Starting at the first line of the data, print each line verbatim up to and including the line bearing "from bokeh.resources import INLINE", omitting pictures.

# Start of Collected material

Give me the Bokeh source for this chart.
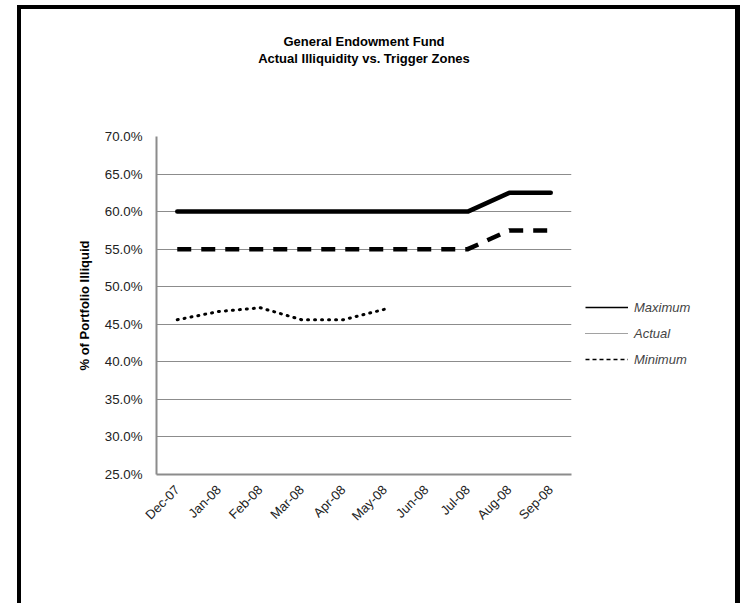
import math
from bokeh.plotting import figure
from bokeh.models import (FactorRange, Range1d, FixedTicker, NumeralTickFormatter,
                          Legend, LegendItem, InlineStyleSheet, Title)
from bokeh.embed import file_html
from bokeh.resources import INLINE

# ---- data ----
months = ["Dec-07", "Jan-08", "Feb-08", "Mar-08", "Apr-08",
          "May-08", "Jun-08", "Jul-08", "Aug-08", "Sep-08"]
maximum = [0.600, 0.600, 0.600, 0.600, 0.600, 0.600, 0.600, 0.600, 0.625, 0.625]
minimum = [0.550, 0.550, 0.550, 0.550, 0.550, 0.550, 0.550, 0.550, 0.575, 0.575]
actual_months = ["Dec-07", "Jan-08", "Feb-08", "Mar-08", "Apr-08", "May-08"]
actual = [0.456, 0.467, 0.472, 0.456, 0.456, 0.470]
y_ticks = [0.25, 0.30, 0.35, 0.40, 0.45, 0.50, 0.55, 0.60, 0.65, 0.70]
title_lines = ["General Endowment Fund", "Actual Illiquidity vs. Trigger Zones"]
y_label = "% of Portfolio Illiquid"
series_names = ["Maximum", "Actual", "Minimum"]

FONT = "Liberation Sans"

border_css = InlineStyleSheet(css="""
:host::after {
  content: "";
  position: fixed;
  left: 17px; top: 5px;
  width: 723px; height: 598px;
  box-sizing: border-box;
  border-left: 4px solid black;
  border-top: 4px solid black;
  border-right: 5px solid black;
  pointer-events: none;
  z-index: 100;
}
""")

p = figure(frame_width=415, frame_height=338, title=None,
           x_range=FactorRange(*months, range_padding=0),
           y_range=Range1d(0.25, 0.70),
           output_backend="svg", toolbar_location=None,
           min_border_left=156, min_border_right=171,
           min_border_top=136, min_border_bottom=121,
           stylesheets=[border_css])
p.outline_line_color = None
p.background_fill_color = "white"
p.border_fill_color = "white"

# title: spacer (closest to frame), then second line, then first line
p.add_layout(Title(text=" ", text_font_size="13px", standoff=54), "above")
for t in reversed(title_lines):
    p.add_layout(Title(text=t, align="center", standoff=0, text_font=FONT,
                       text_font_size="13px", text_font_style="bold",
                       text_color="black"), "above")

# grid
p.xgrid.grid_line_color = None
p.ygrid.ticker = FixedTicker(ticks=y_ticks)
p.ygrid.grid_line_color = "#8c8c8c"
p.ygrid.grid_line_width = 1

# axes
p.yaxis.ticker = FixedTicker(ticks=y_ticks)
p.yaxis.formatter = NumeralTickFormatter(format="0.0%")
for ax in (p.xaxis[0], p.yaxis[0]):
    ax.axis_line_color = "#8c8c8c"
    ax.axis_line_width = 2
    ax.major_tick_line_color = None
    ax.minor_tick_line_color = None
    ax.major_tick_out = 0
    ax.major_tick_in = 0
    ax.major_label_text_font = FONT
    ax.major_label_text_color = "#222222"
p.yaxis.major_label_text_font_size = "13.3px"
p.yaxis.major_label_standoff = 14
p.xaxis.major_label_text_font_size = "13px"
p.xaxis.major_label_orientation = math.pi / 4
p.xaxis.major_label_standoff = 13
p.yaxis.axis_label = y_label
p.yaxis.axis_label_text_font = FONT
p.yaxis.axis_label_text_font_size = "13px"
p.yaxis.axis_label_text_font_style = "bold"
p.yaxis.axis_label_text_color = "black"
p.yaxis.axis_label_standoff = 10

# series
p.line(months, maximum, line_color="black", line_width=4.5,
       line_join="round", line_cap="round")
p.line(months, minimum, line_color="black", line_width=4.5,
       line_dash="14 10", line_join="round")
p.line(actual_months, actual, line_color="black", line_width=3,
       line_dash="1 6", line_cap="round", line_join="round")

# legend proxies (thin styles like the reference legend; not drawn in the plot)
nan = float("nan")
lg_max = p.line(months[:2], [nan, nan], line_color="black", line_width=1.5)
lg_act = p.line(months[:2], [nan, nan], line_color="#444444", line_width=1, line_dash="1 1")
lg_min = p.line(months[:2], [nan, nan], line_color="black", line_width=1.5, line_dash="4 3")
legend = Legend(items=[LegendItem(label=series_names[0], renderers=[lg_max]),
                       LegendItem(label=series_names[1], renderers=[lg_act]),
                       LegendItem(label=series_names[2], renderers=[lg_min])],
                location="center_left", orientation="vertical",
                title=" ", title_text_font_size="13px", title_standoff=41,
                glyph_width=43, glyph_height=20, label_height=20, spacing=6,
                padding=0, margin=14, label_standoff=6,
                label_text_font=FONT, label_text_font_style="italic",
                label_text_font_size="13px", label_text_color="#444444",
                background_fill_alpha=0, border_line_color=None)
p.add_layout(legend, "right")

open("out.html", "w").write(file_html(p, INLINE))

# End of Collected material

The reply:
Give me the Bokeh source for this chart.
import math
from bokeh.plotting import figure
from bokeh.models import (FactorRange, Range1d, FixedTicker, NumeralTickFormatter,
                          Legend, LegendItem, InlineStyleSheet, Title)
from bokeh.embed import file_html
from bokeh.resources import INLINE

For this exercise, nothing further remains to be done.